Cause and Effect

The year was 1965, and Danny Valdez was seventeen when he landed in Delano, California, during the thick of the first legendary union-generated grape strike, led by Cesar Chavez and the United Farmworkers of America. A different kind of strike, it had deep cultural roots in addition to a hard-line espousal of union issues--organizers of the five-year strike also gave a new voice to the state's then-tacit, uncounted drift of Hispanic migrant workers.

"I went to Delano for a three-week visit and ended up staying for the rest of my life," Valdez remembers. A budding, guitar-strumming musician, he joined brother Luis and five others in forming El Teatro Campesino, a groundbreaking guerrilla theater ensemble that performed actos--broadly visual, five-minute satirical diatribes--right on the picket line. Though it was more political collective than theater troupe in those days, Teatro Campesino opened new horizons for its multi-talented core group, who discovered themselves as artists while they followed the striking workers.

By necessity, art and politics remained intertwined in their community-oriented plays, which began to grow in length and scope: "In our case, art is political, simply by the fact that we can do art--that we can become singers and actors as an alternative to becoming farmers. We didn't even call ourselves actors--we were all volunteers in the beginning, and it took twenty years before anyone would even broach the subject of being actors."

But actors they were: A classic case of being in the right place at the right time, the subversive yet community-connected ensemble was embraced by student activists inspired by the group's open, mobile propagandist nature. "Universities became our stronghold," Valdez says. They toured extensively--to the nation's campuses, to the Newport Folk Festival, to the International Theater Festival in Nancy, France, and even to Washington, D.C., where they were invited to perform before the House Subcommittee for Migrant Labor.

"We were completely independent, making it on our own," Valdez attests. "It was a company held together with spit and glue--we were put together by necessity, but that led us to realize we could finally make a living." Beyond their initial adherence to union causes, they took up new ones, including the anti-war movement.

Eventually, the Valdez brothers eased into filmmaking, a medium Danny says was a natural step, considering the extreme visual quality of their live work. The first film, I Am Joaquin, was based on the classic poem of Chicano literature by Denver activist Corky Gonzalez; Luis went on to write and direct Zoot Suit, the screen version of his play, with Danny starring opposite Edward James Olmos, and La Bamba, the infectious Hollywood screen bio of '50s rocker Richie Valens, with Lou Diamond Phillips in the title role.

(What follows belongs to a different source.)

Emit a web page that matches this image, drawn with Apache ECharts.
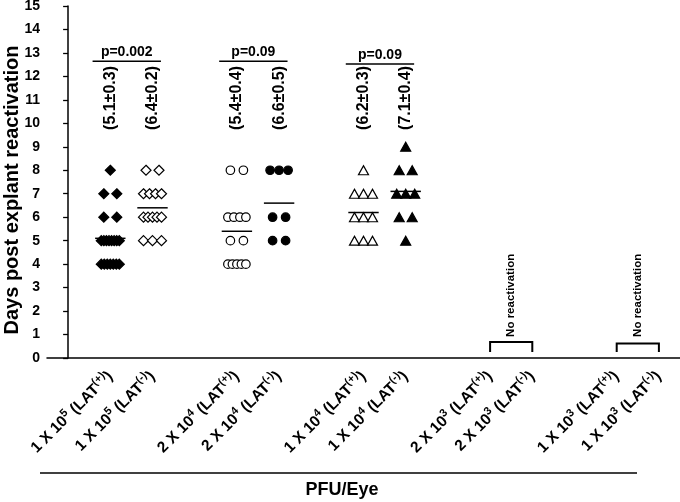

The raw kid in Delano had found a calling that had taken him not only across the country and to Europe, but into an artful personal maturity. "It was a hell of a stretch from San Jose all the way to Paris," Valdez notes. "And it continued for the next thirty years." His ensuing career as a screen actor, recording artist, musical director and playwright lands him in Denver this month, where El Centro Su Teatro will present a free outdoor screening of Zoot Suit and a live concert reprising songs inspired by the Chicano movement from his 1974 album Mestizo and tunes performed with Linda Ronstadt as part of her Canciones de Mi Padre project, as well as new material.

And though music remains his first love (he's re-released a 25-year anniversary edition of Mestizo and is at work on a new compilation of work he's done since then), Renaissance man Valdez is still writing plays and helping his brother oversee new Teatro Campesino projects, including stage versions of Zoot Suit and La Bamba. It also figures into his relationship with Su Teatro and its artistic director, Tony Garcia, which have long been Denver's link in the political theater movement begun in Delano so many years ago.

"I've known Tony for twenty years," Valdez avows. "We've been comrades in theater--we saw each other's work and worked together in festivals. This year, we decided to try and collaborate on a Chicano version of Orpheus, using the Day of the Dead as a metaphor for the whole play. It's an attempt to bring a classic piece to a community that wouldn't be exposed to it otherwise."

They hope to mount the play, Journey Through Mictlan, in Denver next spring, perhaps during a proposed year-long residency with El Centro Su Teatro by Valdez, who's enthusiastic not only about the possibility, but about the area's open-minded palate for art. "The audience here has always been ready to listen," he says. "Colorado doesn't have the same confused complexities as California. The cultural struggle is still very clear--you can still take note of what's going on in the rest of the country in Colorado."

--Froyd

Zoot Suit, free screening at dusk August 4, NEWSED Building, 1029 Santa Fe Drive. Danny Valdez in concert, 8 p.m. August 6, Tivoli Turnhalle, Tivoli Student Center, Auraria campus, $13-$20, 303-296-0219.